As for the bad foreigners, when the zombies come, don’t expect me to let you in to my anti-zombie compound. Instead, I’ll lock up and laugh as they maul you and take you away. I’ll probably even videotape it.

Pimpin’ with the Zombieslaya

March 24th, 2007

All right brothas, let me share some tips with you on pimpin’. In a recent survey, yours truly was ranked 18th in the world on men who understand women.

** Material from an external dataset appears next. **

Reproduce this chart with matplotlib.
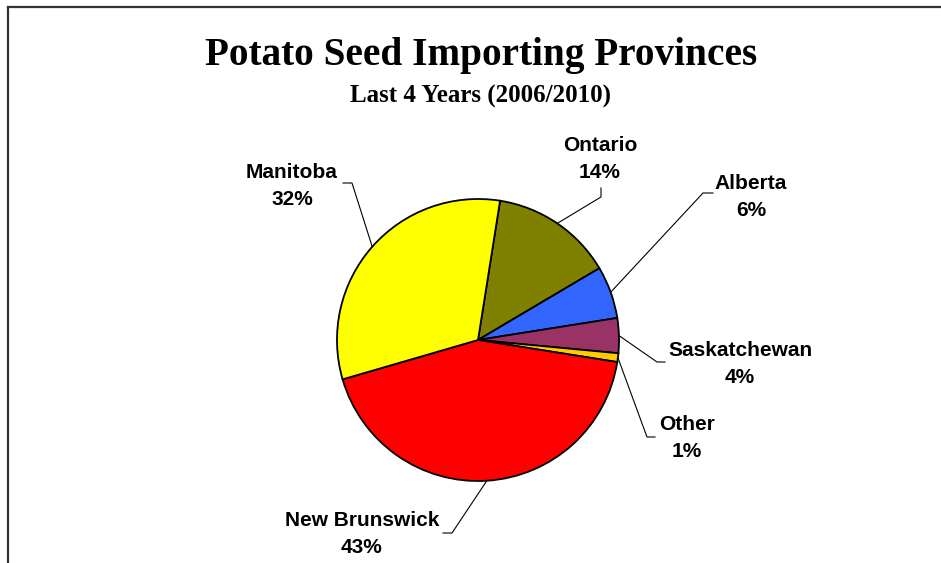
import numpy as np
import matplotlib
matplotlib.use("Agg")
import matplotlib.pyplot as plt

# ---- data ----
provinces = ["Ontario", "Alberta", "Saskatchewan", "Other", "New Brunswick", "Manitoba"]
shares = [14, 6, 4, 1, 43, 32]
colors = ["#808000", "#3366FF", "#993366", "#FFCC00", "#FF0000", "#FFFF00"]
title = "Potato Seed Importing Provinces"
subtitle = "Last 4 Years (2006/2010)"

# ---- layout (pixel coordinates measured from top-left) ----
W, H = 941, 563
def Y(y):
    return H - y

center_px = (478, 340)
radius_px = 141
# label block centre, elbow point of leader, end of stub (near text)
label_layout = {
    "Ontario":       ((600, 159), (601, 197), (601, 188)),
    "Alberta":       ((751, 197), (703, 193), (713, 193)),
    "Saskatchewan":  ((740, 364), (657, 362), (665, 362)),
    "Other":         ((687, 438), (647, 437), (655, 437)),
    "New Brunswick": ((362, 534), (452, 533), (443, 533)),
    "Manitoba":      ((292, 186), (352, 183), (343, 183)),
}

fig = plt.figure(figsize=(W / 100, H / 100), dpi=100)
ax = fig.add_axes([0, 0, 1, 1])

wedges, _ = ax.pie(shares, colors=colors, startangle=81, counterclock=False,
                   center=(center_px[0], Y(center_px[1])), radius=radius_px,
                   wedgeprops=dict(edgecolor="black", linewidth=1.3),
                   frame=True)
ax.set_xlim(0, W)
ax.set_ylim(0, H)
ax.set_aspect("equal")
ax.axis("off")

for w, name, val in zip(wedges, provinces, shares):
    (tx, ty), (ex, ey), (sx, sy) = label_layout[name]
    mid = np.deg2rad((w.theta1 + w.theta2) / 2)
    px = center_px[0] + radius_px * np.cos(mid)
    py = Y(center_px[1]) + radius_px * np.sin(mid)
    ax.plot([px, ex, sx], [py, Y(ey), Y(sy)], color="black", linewidth=0.8,
            solid_joinstyle="miter")
    ax.text(tx, Y(ty), f"{name}\n{val}%", ha="center", va="center",
            fontsize=15, fontweight="bold", family="Liberation Sans",
            linespacing=1.5, color="black")

ax.text(481, Y(56), title, ha="center", va="center", fontsize=28.3,
        fontweight="bold", family="Liberation Serif")
ax.text(481, Y(96), subtitle, ha="center", va="center", fontsize=18,
        fontweight="bold", family="Liberation Serif")

# chart border (top and left visible)
ax.plot([8, W], [Y(7), Y(7)], color="#333333", linewidth=1.6)
ax.plot([8, 8], [Y(7), 0], color="#333333", linewidth=1.6)

fig.savefig("out.png", dpi=100)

Now, you might be thinking that 18th isn’t very impressive. Let’s put this in perspective. That’s out of three billion males, and of the seventeen ahead of me, one was Hugh Hefner, one was Wilt Chamberlin, one was Tom Lykis, one was Prince, and the others were people who didn’t want to be named for one reason or another. So it would be in your best interest to heed my wordage, yo? And yes, I beat out Snoop. He gets girls because of his fame and money. You don’t seriously think it’s for his looks, do you?

This is tip #1 in a series of tips on pimpin’. This one requires patience, something that many of you do not have. Fear not though, because you could be working several leads on the side without disclosing.

This only works with really hot women. See, hot women are used to getting what they want. They never have to buy drinks. They never have to do their own homework. They know not the meaning of hard work. They also have yet to meet their match. Their match - will be you.

Get to know her. Become friends with her, but make it clear you’re not interested in “that” way. Make her interested in you, but once again, I emphasize make it clear you’re not interested in her “that” way.

However, you’re interested in her friend. Yeah, she’s a real cutie and it would be great if she could set the two of you up. This is the tricky part. Women, especially hot women, hate competition. They especially hate it when it’s their friend. Do not pick their plain friend, but pick one that is almost as hot as she is. Take out that friend on a date, to your place, with candlelight, a nice bottle of wine, and a dinner you prepared. If you need to learn how to cook like a Pimp, that’s my other course and it’s only $199.00 plus shipping and handling, but let’s not change the subject.

When the date is over, you absolutely must kiss her, but not go any further. Immediately call your “friend” and tell her all about it. It will boggle her mind why you picked her friend over her and she’ll melt in your hand like butter.